The practice questions in Moultons texts were copied in Class Notes' packages almost word for word, the court said. However, they make up less than one percent of Moulton's texts, and thus only a small percentage of the texts were copied.
“In such cases where there is a literal similarity of just a fraction of the works, it is important to consider context,” the court said. “Although the practice questions are only a small part of the textbooks, they are contextually significant. … [They] are used to summarize the other materials in the textbook and to test the students' knowledge of them.”
Since Class Notes copied the questions for the same purpose, there is at least a genuine issue of whether the copying was substantial given the purpose of the practice questions in relation to the other materials in the textbooks, the court said.
The court also ruled that, even though the study and practice questions were protected by copyright, genuine issues of fact remained as to whether the inclusion of the questions, as well as lecture summaries, within Class Notes' note packages constituted fair use.
Thus the court rejected the both sides' summary judgment motions on Faulkner's copyright infringement claim as to the practice and study questions.
The court did, however, rule that Class Notes was entitled to partial summary judgment on Faulkner's allegation that Class Notes infringed the copyrights to Mouton's sound recordings of his lectures.

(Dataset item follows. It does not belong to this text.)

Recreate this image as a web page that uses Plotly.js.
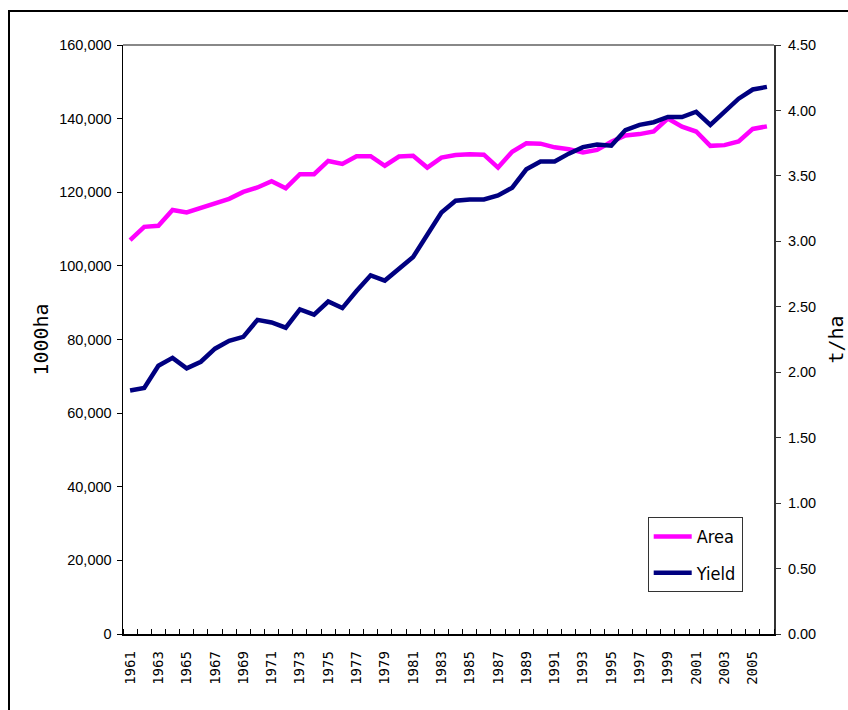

It is undisputed that Class Notes did not have access to the sound recordings and it never reproduced, sold, or distributed any form of the lectures as a sound recording. Faulkner Press provided no argument with regard to this issue. Under the Copyright Act, sound recording copyright holders possess exclusive rights related to duplication of the actual sounds, distribution of copies, and transfer of ownership interests. 17 U.S.C. § 114(b). Since Class Notes has not done any of those things, it is entitled to partial summary judgment on Count Three. The remaining portion of Count Three, based on the lecture notes, presents genuine issues of material fact for a jury to determine.
Faulkner next alleged that Class Notes violated the DMCA by removing copyright management information when it copied materials from the textbooks and study questions into its note packages. It also alleged that Class Notes intentionally published false copyright management information by printing “Einstein's Notes ©” on its note packages.
Although the plain language of the DMCA does not limit the definition of copyright management information to notices that are placed on works through technological processes,” the court acknowledged, Class Notes made other arguments that demonstrate that it is entitled to summary judgment as a matter of law on the DMCA claims.
The court pointed to Class Notes' argument that it did not remove any management information, but that its student note takers simply took notes from Moulton's course and those notes were compiled into note packages. Thus, information from Moulton's courses was allegedly copied into a different form and then incorporated into the note packages and no copyright management information was removed from Moulton's product or original work, the court said.
Further, the court said that Class Notes did not add false copyright management information in violation of the DMCA by printing “Einstein's Notes ©” on its packages because the packages were a different product from Moulton's work, even if they included materials from Moulton's work.
“Class Notes intended … to create its own derivative work that did not infringe on copyright protected material,” the court concluded. “Whether Class Notes was successful in that regard must be determined by a jury. With regard to the copyright management information, however, Faulkner Press has presented no evidence to show that Class Notes altered the information with intent to aid infringement.”
Thus, the court granted summary judgment in favor of Class Notes on the DMCA claims.
Finally, Faulkner alleged that Class Notes used Moulton's name for commercial and advertising purposes in violation of a Florida law, by including the words “Professor Moulton” on the cover of its note packages.
The court said that the purpose of the Florida statute is to prevent the use of a person's name or likeness to directly promote a product or service, but that the state law is not violated when the person's identity is used in news reporting, commentary, entertainment, works of fiction or nonfiction, or in advertising incidental to such uses.
Here, Class Notes published note packages from Moulton's courses and used his name to identify the courses. “From Class Notes use, no reasonable inference can be drawn that Dr. Moulton was actually promoting or endorsing the notes or that Class Notes used Dr. Moulton's name to give that impression,” the court concluded, granting Class Notes' summary judgment motion as to this claim. “No reasonable jury could find that Class Notes used Dr. Moulton's name or likeness to promote its product or services.”
Faulkner was represented by Jack M. Ross of Siegel Hughes & Ross, Gainesville, Fla. Class Notes was represented by Simeon D. Brier of Edwards Angell Palmer, Ft. Lauderdeale, Fla.